The Anthropic Principle, or, Can The World Survive Well Informed Carelessness?

23 May 2025

See Sholto Douglas and Trenton Bricken's May 2025 interview with Dwarkesh Patel.

They understand that they're building models with randomly rolled values (for instance, one major commercial model will scheme to protect animals, one will not -- and the same people built both, at the same time, and have no idea why), that will scheme and deceive to prevent updating their values, getting more and more capable. When they're put into live scenarios, they will use the goals they originally had, immune to updates later.

They understand that even if you could correct specify internal goals (which they cannot), there is a catastrophic risk related to how, for reasonable performance, users need to be able to specify their own goals, YET that goal cannot be something like "earn as much money as you can over the internet". That's the specific example they give, and yet they're eagerly working towards giving end users access to tools to RL train custom goals into their systems.

And this is from Anthropic, who are seemingly more responsible than Meta and OpenAI. They appear to care substantially more. And yet this approach seems to lack appropriate caution.

Neuralese machine to machine communication would take away the one substantial advantage current models have in terms of oversight, which is that we can ground that oversight with human feedback and imitation of human feedback. It's not an empirical decision we should come to because something might be slightly easier or cheaper!

Hearing them talk about steganographic scratch pad usage makes me convinced they're optimizing over the scratchpad, a business practice referred to as The Most Forbidden Technique because it has the risk of permanently destroying our capacity to learn or control anything the models are doing. Considering they mention the scratchpads being honest or dishonest in some problem solving scenarios, it's clear it's an interpretability tool for them.

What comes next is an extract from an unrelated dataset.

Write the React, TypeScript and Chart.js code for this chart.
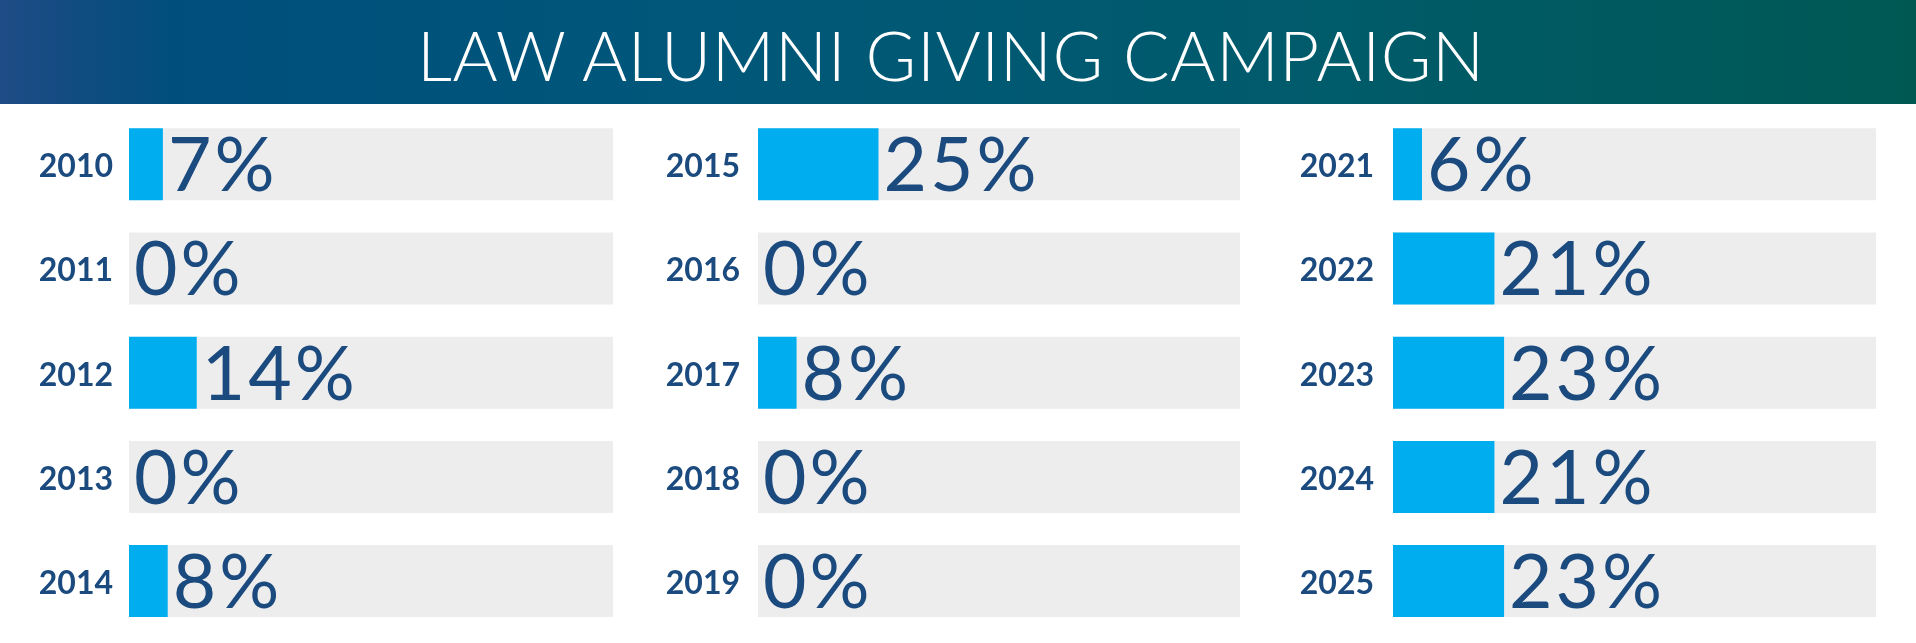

And even their boosterism... they mention, the current systems will always give an answer, so it might be human-bottlenecked on verification, but I've been in meetings where a sales person is demoing something and it produces literally dozens of suggestions that are all horrifically incompetent in the precise same way. You could have an instantaneous verifier and it wouldn't help -- but it's clear their goal, which they say over and over again, is to automate evaluation to provide unbounded reward information. But being a good person does not provide a rich, automatable reward signal. So capabilities will explode in [math, coding, machine learning, making money], which they reference as being structurally easier, and not on being a good person, which is hard.

These people aren't building toys, and it's hard for me to imagine there are any strategists in the loop on this at all.